A practical three-week rotation for the trio above:
- **Week A — 15:00 UTC.** Singapore takes the late hit (23:00); SF and Berlin are in their stretch hours.
- **Week B — 01:00 UTC.** SF (18:00) and Singapore (09:00) meet live; Berlin (03:00 — excluded) joins async and reads the notes the next morning.
- **Week C — 16:00 UTC.** SF (09:00) and Berlin (18:00) meet live; Singapore (00:00 — excluded) gets the async update, so they aren't hit two weeks running.
Across the cycle, each office takes exactly one inconvenient turn. Make the rotation visible and named. Put it in a shared calendar with a note like "Rotation week 1 of 3 — thanks, Singapore, for taking the late call." Recognition is half of what makes a burden feel fair; an unacknowledged sacrifice quietly breeds resentment.
Two rules keep rotation honest:
- No back-to-back hits. The same person should never absorb a 6 two cycles in a row.
- Track the ledger. Keep a running tally of who has taken the high-cost slot. Over a quarter, the totals should be roughly equal. If they're not, the rotation has a bug — fix it before someone burns out.
Async alternatives: the slot you don't have to schedule
The cheapest unfair meeting is the one that didn't need to be live. Before you rotate pain, ask whether the meeting needs synchronous time at all. A surprising share of recurring "syncs" are really status broadcasts, and async handles those best.
Strong async substitutes:
- Written standups. Each person posts blockers and progress in a thread on their own morning. No one wakes up early; the information still flows, and it's searchable later.
- Recorded video updates. A three-minute screen recording with a demo, watched on the viewer's schedule, usually beats a live demo crammed into a hostile hour.
- Decision docs with a deadline. Write the proposal, set a "comment by" time that respects everyone's next working day, and escalate to a call only if the doc stalls.
Reserve live time for what genuinely needs it: contentious decisions, relationship-building, brainstorming, and anything emotionally charged where tone matters. A useful filter: if the meeting could be a document without losing much, make it one — and spend your scarce fair-overlap hours on the things that truly require everyone present at once.
For teams stretched too thin for any good overlap, a hybrid rhythm works well: meet live only every other week on a rotating slot, and run pure async in between. You halve the number of unfair hours anyone has to absorb.

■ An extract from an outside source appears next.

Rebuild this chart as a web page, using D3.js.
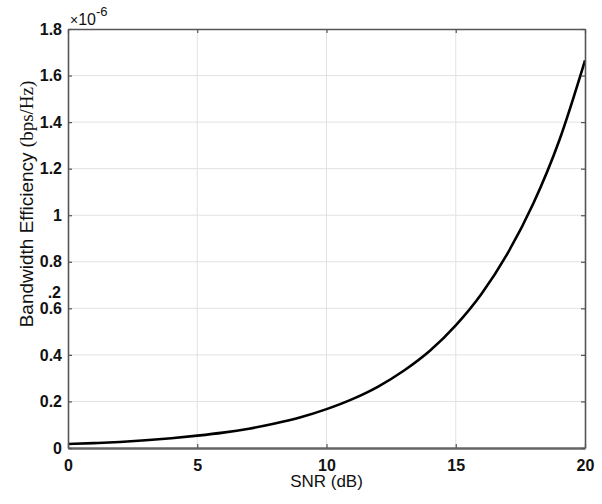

Putting it together: a checklist
When you set up a new recurring cross-zone meeting, run through this:
1. Confirm it needs to be live. If not, design the async version and stop here. 2. Collect tolerance maps (core / stretch / hard edges) in each person's local time. 3. **Convert to UTC and list candidate slots, dropping any that cross a hard edge. 4. Score each slot for total cost and distribution. 5. If a fair single slot exists, take it. If not, build a rotation across the viable bad slots. 6. Write down the rotation and the ledger, and name who's taking the hit each cycle. 7. Re-check after every DST change. A slot that was fair in February can drift by an hour when the US springs forward three weeks ahead of the EU, or when both shift and Singapore doesn't. A quick converter pass catches it before it surprises anyone. 8. Revisit quarterly.** People change roles, time zones, and life circumstances; tolerance maps go stale.
The mindset that makes it stick
Fair scheduling for a distributed team isn't a one-time optimization; it's a standing agreement. The teams that get it right share a few habits: they treat an inconvenient hour as a real cost rather than a rounding error, they make the trade-offs explicit instead of letting them accumulate in silence, and they default to async so that live time stays rare enough to be worth protecting. Do that, and "who gets up early this week" stops being a private grievance and becomes just another thing the team handles together — out loud, on a schedule, with the bill split evenly over time.